**EXERCISE TASK**
Omit the pictures and output exactly the lines from the start of the entries through the line containing "(bc) -- (goal.north);".

**RECORD LIST**
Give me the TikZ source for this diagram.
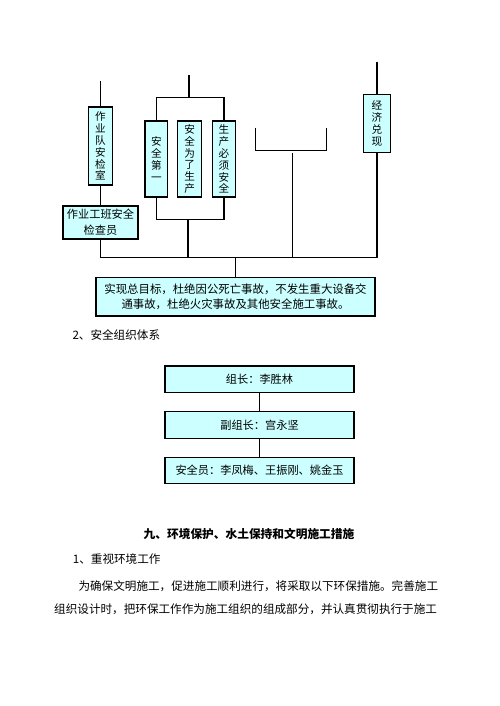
\documentclass[tikz,border=0pt]{standalone}
\usepackage{fontspec}
\newfontfamily\cjk{Noto Sans CJK SC}
\definecolor{boxfill}{HTML}{CCFFFF}
\begin{document}
\begin{tikzpicture}[x=1pt,y=-1pt,
  every node/.style={font=\cjk\fontsize{11.2}{12.6}\selectfont},
  box/.style={draw=black,line width=1.4pt,fill=boxfill,inner sep=0pt,align=center},
  vbox/.style={box,font=\cjk\fontsize{10.6}{11.9}\selectfont},
  conn/.style={line width=1.1pt,draw=black},
  plain/.style={inner sep=0pt,anchor=west,font=\cjk\fontsize{11.6}{13}\selectfont}]
\useasboundingbox[fill=white] (0,0) rectangle (500,706);

% upper chart boxes
\node[vbox,minimum width=24pt,minimum height=78pt] (dq) at (100.5,146) {作\\业\\队\\安\\检\\室};
\node[box,minimum width=75pt,minimum height=33pt,font=\cjk\fontsize{11.2}{16}\selectfont] (bz) at (100.5,222.3) {作业工班安全\\检查员};
\node[vbox,minimum width=22.7pt,minimum height=76pt] (a1) at (156.3,159) {安\\全\\第\\一};
\node[vbox,minimum width=24pt,minimum height=76pt] (a2) at (189.7,159) {安\\全\\为\\了\\生\\产};
\node[vbox,minimum width=23.4pt,minimum height=76pt] (a3) at (224,159) {生\\产\\必\\须\\安\\全};
\node[vbox,minimum width=27.3pt,minimum height=58.4pt] (jj) at (377,123.5) {经\\济\\兑\\现};
\node[box,minimum width=279pt,minimum height=38.3pt,font=\cjk\fontsize{11.4}{16.3}\selectfont] (goal) at (235.5,296.8)
  {\raisebox{-3pt}{\shortstack{实现总目标，杜绝因公死亡事故，不发生重大设备交\\[1pt]通事故，杜绝火灾事故及其他安全施工事故。}}};

% bus and free ends
\coordinate (t1) at (100.5,81);
\coordinate (t2) at (189,75);
\coordinate (t3) at (377,61.7);
\coordinate (mtop) at (189,97.3);
\coordinate (mbot) at (188,219.3);
\coordinate (bl) at (100.5,257.7);
\coordinate (br) at (377,257.7);
\coordinate (bc) at (235.5,257.7);

\draw[conn] (t1) -- (dq.north);
\draw[conn] (dq.south) -- (bz.north);
\draw[conn] (bz.south) -- (bl);
\draw[conn] (t2) -- (mtop);
\draw[conn] (a1.north) |- (mtop) -| (a3.north);
\draw[conn] (a1.south) |- (mbot) -| (a3.south);
\draw[conn] (mbot) -- (mbot |- bl);
\draw[conn] (255.7,127.7) -- (255.7,150.7) -- (326.7,150.7) -- (326.7,127.7);
\draw[conn] (292.7,153.3) -- (292.7,257.7);
\draw[conn] (t3) -- (jj.north);
\draw[conn] (jj.south) -- (br);
\draw[conn] (bl) -- (br);
\draw[conn] (bc) -- (goal.north);

% section 2 text
\node[plain] (s2) at (72.3,335.5) {2、安全组织体系};

% organisation boxes
\node[box,minimum width=189pt,minimum height=26.3pt] (g1) at (259.5,379.2) {\raisebox{-3pt}{组长：李胜林}};
\node[box,minimum width=189pt,minimum height=26.6pt] (g2) at (259.5,425) {\raisebox{-3pt}{副组长：宫永坚}};
\node[box,minimum width=189pt,minimum height=26pt] (g3) at (259.5,470.3) {\raisebox{-3pt}{安全员：李凤梅、王振刚、姚金玉}};
\draw[line width=0.8pt] (g1.south) -- (g2.north);
\draw[line width=0.8pt] (g2.south) -- (g3.north);

% lower text
\node[plain,anchor=center,font=\cjk\bfseries\fontsize{11.7}{13}\selectfont] (title) at (249,534) {九、环境保护、水土保持和文明施工措施};
\node[plain] (s1) at (72.7,559.5) {1、重视环境工作};
\node[plain] (p1) at (78.3,585.8) {为确保文明施工，促进施工顺利进行，将采取以下环保措施。完善施工};
\node[plain] (p2) at (54,609.4) {组织设计时，把环保工作作为施工组织的组成部分，并认真贯彻执行于施工};
\end{tikzpicture}
\end{document}
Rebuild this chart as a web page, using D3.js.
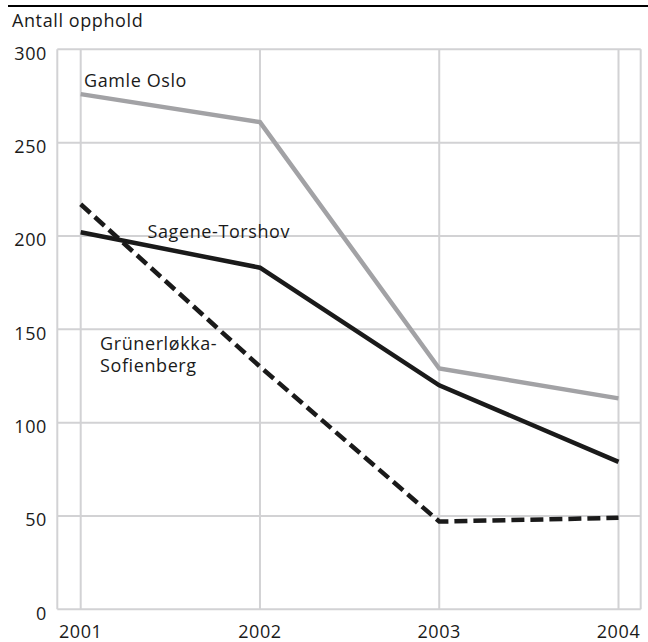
<!DOCTYPE html>
<html><head><meta charset="utf-8">
<script src="https://cdn.jsdelivr.net/npm/d3@7"></script>
<style>body{margin:0;background:#fff;}svg{display:block;font-family:"Open Sans","Noto Sans",sans-serif;}text{letter-spacing:0.6px;}</style>
</head><body><svg id="c" width="648" height="642"></svg>
<script>
const years = [2001, 2002, 2003, 2004];
const yTicks = [0, 50, 100, 150, 200, 250, 300];
const gamleOslo = [276, 261, 129, 113];
const sageneTorshov = [202, 183, 120, 79];
const grunerlokka = [217, 130, 47, 49];
const seriesNames = ["Gamle Oslo", "Sagene-Torshov", "Grünerløkka-Sofienberg"];

(function () {
const svg = d3.select("#c");
const pL = 57.3, pR = 640.7, pT = 49.3, pB = 609.3;
const x = d3.scaleLinear().domain([2001, 2004]).range([80.7, 618.5]);
const y = d3.scaleLinear().domain([0, 300]).range([pB, pT]);
const grid = "#d2d2d4";
const fs = 18, tc = "#1a1a1a";

// top rule
svg.append("line").attr("x1", 8).attr("x2", 648).attr("y1", 6).attr("y2", 6)
  .attr("stroke", "#000").attr("stroke-width", 2);

svg.append("text").attr("x", 12).attr("y", 27).attr("font-size", fs).attr("fill", tc).text("Antall opphold");

// frame
svg.append("line").attr("x1", pL).attr("x2", pL).attr("y1", pT).attr("y2", pB).attr("stroke", grid).attr("stroke-width", 2);
svg.append("line").attr("x1", pR).attr("x2", pR).attr("y1", pT).attr("y2", pB).attr("stroke", grid).attr("stroke-width", 2);

// horizontal grid
svg.selectAll(".hg").data(yTicks).enter().append("line")
  .attr("x1", pL).attr("x2", pR).attr("y1", d => y(d)).attr("y2", d => y(d))
  .attr("stroke", grid).attr("stroke-width", 2);
// vertical grid
svg.selectAll(".vg").data(years).enter().append("line")
  .attr("x1", d => x(d)).attr("x2", d => x(d)).attr("y1", pT).attr("y2", pB)
  .attr("stroke", grid).attr("stroke-width", 2);

// y labels
svg.selectAll(".yl").data(yTicks).enter().append("text")
  .attr("x", 47).attr("y", d => y(d) + 10.5).attr("text-anchor", "end")
  .attr("font-size", fs).attr("fill", tc).text(d => d);
// x labels
svg.selectAll(".xl").data(years).enter().append("text")
  .attr("x", d => x(d)).attr("y", 638).attr("text-anchor", "middle")
  .attr("font-size", fs).attr("fill", tc).text(d => d);

const line = d3.line().x((d, i) => x(years[i])).y(d => y(d));

svg.append("path").datum(gamleOslo).attr("d", line).attr("fill", "none")
  .attr("stroke", "#a2a2a5").attr("stroke-width", 4.5);
svg.append("path").datum(sageneTorshov).attr("d", line).attr("fill", "none")
  .attr("stroke", tc).attr("stroke-width", 4.5);
svg.append("path").datum(grunerlokka).attr("d", line).attr("fill", "none")
  .attr("stroke", tc).attr("stroke-width", 4.5).attr("stroke-dasharray", "13,6");

svg.append("text").attr("x", 84).attr("y", 86.5).attr("font-size", fs).attr("fill", tc).text(seriesNames[0]);
svg.append("text").attr("x", 147.5).attr("y", 237.7).attr("font-size", fs).attr("fill", tc).text(seriesNames[1]);
const t = svg.append("text").attr("x", 100).attr("y", 350).attr("font-size", fs).attr("fill", tc);
t.append("tspan").attr("x", 100).text("Grünerløkka-");
t.append("tspan").attr("x", 100).attr("dy", 22).text("Sofienberg");
})();
</script></body></html>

**THE OUTPUT**
Give me the TikZ source for this diagram.
\documentclass[tikz,border=0pt]{standalone}
\usepackage{fontspec}
\newfontfamily\cjk{Noto Sans CJK SC}
\definecolor{boxfill}{HTML}{CCFFFF}
\begin{document}
\begin{tikzpicture}[x=1pt,y=-1pt,
  every node/.style={font=\cjk\fontsize{11.2}{12.6}\selectfont},
  box/.style={draw=black,line width=1.4pt,fill=boxfill,inner sep=0pt,align=center},
  vbox/.style={box,font=\cjk\fontsize{10.6}{11.9}\selectfont},
  conn/.style={line width=1.1pt,draw=black},
  plain/.style={inner sep=0pt,anchor=west,font=\cjk\fontsize{11.6}{13}\selectfont}]
\useasboundingbox[fill=white] (0,0) rectangle (500,706);

% upper chart boxes
\node[vbox,minimum width=24pt,minimum height=78pt] (dq) at (100.5,146) {作\\业\\队\\安\\检\\室};
\node[box,minimum width=75pt,minimum height=33pt,font=\cjk\fontsize{11.2}{16}\selectfont] (bz) at (100.5,222.3) {作业工班安全\\检查员};
\node[vbox,minimum width=22.7pt,minimum height=76pt] (a1) at (156.3,159) {安\\全\\第\\一};
\node[vbox,minimum width=24pt,minimum height=76pt] (a2) at (189.7,159) {安\\全\\为\\了\\生\\产};
\node[vbox,minimum width=23.4pt,minimum height=76pt] (a3) at (224,159) {生\\产\\必\\须\\安\\全};
\node[vbox,minimum width=27.3pt,minimum height=58.4pt] (jj) at (377,123.5) {经\\济\\兑\\现};
\node[box,minimum width=279pt,minimum height=38.3pt,font=\cjk\fontsize{11.4}{16.3}\selectfont] (goal) at (235.5,296.8)
  {\raisebox{-3pt}{\shortstack{实现总目标，杜绝因公死亡事故，不发生重大设备交\\[1pt]通事故，杜绝火灾事故及其他安全施工事故。}}};

% bus and free ends
\coordinate (t1) at (100.5,81);
\coordinate (t2) at (189,75);
\coordinate (t3) at (377,61.7);
\coordinate (mtop) at (189,97.3);
\coordinate (mbot) at (188,219.3);
\coordinate (bl) at (100.5,257.7);
\coordinate (br) at (377,257.7);
\coordinate (bc) at (235.5,257.7);

\draw[conn] (t1) -- (dq.north);
\draw[conn] (dq.south) -- (bz.north);
\draw[conn] (bz.south) -- (bl);
\draw[conn] (t2) -- (mtop);
\draw[conn] (a1.north) |- (mtop) -| (a3.north);
\draw[conn] (a1.south) |- (mbot) -| (a3.south);
\draw[conn] (mbot) -- (mbot |- bl);
\draw[conn] (255.7,127.7) -- (255.7,150.7) -- (326.7,150.7) -- (326.7,127.7);
\draw[conn] (292.7,153.3) -- (292.7,257.7);
\draw[conn] (t3) -- (jj.north);
\draw[conn] (jj.south) -- (br);
\draw[conn] (bl) -- (br);
\draw[conn] (bc) -- (goal.north);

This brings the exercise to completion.